• INSTRUCTIONS FOR THE TASK: Below are records; quote them exactly from the first line through the line that contains "(vvs) at (360,70)".

-*-*-

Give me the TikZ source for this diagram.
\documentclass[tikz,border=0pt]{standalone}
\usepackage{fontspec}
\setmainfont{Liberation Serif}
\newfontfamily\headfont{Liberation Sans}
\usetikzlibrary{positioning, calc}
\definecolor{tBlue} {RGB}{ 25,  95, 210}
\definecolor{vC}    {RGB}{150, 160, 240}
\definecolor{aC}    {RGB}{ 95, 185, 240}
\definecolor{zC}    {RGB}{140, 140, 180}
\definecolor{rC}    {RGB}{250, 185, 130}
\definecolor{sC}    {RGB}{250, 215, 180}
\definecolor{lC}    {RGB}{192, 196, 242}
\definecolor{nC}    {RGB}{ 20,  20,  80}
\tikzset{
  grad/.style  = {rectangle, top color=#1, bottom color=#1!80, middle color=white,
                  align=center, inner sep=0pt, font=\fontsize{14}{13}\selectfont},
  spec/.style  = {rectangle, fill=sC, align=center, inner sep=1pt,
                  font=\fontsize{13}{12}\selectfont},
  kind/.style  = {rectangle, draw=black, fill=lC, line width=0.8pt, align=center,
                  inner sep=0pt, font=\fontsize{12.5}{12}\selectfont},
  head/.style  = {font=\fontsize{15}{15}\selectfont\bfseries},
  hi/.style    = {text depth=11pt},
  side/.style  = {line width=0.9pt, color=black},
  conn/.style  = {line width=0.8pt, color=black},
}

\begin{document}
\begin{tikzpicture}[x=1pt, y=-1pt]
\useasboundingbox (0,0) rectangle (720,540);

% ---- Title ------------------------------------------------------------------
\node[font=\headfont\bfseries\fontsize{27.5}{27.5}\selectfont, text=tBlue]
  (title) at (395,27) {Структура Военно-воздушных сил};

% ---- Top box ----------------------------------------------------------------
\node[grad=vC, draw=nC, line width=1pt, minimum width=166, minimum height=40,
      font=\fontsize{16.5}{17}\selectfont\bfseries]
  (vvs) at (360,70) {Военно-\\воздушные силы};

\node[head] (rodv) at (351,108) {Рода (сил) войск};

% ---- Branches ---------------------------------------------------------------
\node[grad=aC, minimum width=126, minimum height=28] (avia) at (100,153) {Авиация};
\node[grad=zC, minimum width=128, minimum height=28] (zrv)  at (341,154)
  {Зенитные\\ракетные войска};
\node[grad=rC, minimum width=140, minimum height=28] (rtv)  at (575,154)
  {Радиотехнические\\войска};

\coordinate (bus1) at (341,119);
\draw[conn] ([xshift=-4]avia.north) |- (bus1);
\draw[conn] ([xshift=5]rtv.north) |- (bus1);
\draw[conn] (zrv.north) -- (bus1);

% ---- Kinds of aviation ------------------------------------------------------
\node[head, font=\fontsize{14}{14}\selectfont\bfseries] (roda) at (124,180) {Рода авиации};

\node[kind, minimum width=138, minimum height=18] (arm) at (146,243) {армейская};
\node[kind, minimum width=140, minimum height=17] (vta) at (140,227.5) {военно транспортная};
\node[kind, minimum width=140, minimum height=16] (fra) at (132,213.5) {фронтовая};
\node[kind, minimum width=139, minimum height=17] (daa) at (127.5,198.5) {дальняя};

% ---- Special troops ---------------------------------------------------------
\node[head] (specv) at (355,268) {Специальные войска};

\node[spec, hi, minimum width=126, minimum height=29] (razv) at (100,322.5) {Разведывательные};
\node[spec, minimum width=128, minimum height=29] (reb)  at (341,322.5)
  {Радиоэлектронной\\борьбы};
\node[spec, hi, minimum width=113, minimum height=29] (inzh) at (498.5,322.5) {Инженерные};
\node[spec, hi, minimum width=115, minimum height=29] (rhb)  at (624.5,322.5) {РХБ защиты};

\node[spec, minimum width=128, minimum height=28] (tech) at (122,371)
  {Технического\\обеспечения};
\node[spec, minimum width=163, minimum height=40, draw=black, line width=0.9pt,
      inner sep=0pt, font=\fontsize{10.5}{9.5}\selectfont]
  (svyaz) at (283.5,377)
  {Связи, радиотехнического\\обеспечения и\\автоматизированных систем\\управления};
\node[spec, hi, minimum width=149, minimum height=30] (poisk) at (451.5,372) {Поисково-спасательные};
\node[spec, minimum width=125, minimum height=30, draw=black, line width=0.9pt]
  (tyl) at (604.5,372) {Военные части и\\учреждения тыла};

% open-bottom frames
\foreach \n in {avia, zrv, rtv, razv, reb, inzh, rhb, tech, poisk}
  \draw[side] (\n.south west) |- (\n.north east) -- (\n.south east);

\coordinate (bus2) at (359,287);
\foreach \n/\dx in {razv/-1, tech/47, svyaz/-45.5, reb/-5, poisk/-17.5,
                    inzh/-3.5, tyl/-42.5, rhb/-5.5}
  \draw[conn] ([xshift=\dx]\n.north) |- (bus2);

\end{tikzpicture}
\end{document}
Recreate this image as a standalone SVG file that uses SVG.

-*-*-

• FINISHED ANSWER:
Give me the TikZ source for this diagram.
\documentclass[tikz,border=0pt]{standalone}
\usepackage{fontspec}
\setmainfont{Liberation Serif}
\newfontfamily\headfont{Liberation Sans}
\usetikzlibrary{positioning, calc}
\definecolor{tBlue} {RGB}{ 25,  95, 210}
\definecolor{vC}    {RGB}{150, 160, 240}
\definecolor{aC}    {RGB}{ 95, 185, 240}
\definecolor{zC}    {RGB}{140, 140, 180}
\definecolor{rC}    {RGB}{250, 185, 130}
\definecolor{sC}    {RGB}{250, 215, 180}
\definecolor{lC}    {RGB}{192, 196, 242}
\definecolor{nC}    {RGB}{ 20,  20,  80}
\tikzset{
  grad/.style  = {rectangle, top color=#1, bottom color=#1!80, middle color=white,
                  align=center, inner sep=0pt, font=\fontsize{14}{13}\selectfont},
  spec/.style  = {rectangle, fill=sC, align=center, inner sep=1pt,
                  font=\fontsize{13}{12}\selectfont},
  kind/.style  = {rectangle, draw=black, fill=lC, line width=0.8pt, align=center,
                  inner sep=0pt, font=\fontsize{12.5}{12}\selectfont},
  head/.style  = {font=\fontsize{15}{15}\selectfont\bfseries},
  hi/.style    = {text depth=11pt},
  side/.style  = {line width=0.9pt, color=black},
  conn/.style  = {line width=0.8pt, color=black},
}

\begin{document}
\begin{tikzpicture}[x=1pt, y=-1pt]
\useasboundingbox (0,0) rectangle (720,540);

% ---- Title ------------------------------------------------------------------
\node[font=\headfont\bfseries\fontsize{27.5}{27.5}\selectfont, text=tBlue]
  (title) at (395,27) {Структура Военно-воздушных сил};

% ---- Top box ----------------------------------------------------------------
\node[grad=vC, draw=nC, line width=1pt, minimum width=166, minimum height=40,
      font=\fontsize{16.5}{17}\selectfont\bfseries]
  (vvs) at (360,70) {Военно-\\воздушные силы};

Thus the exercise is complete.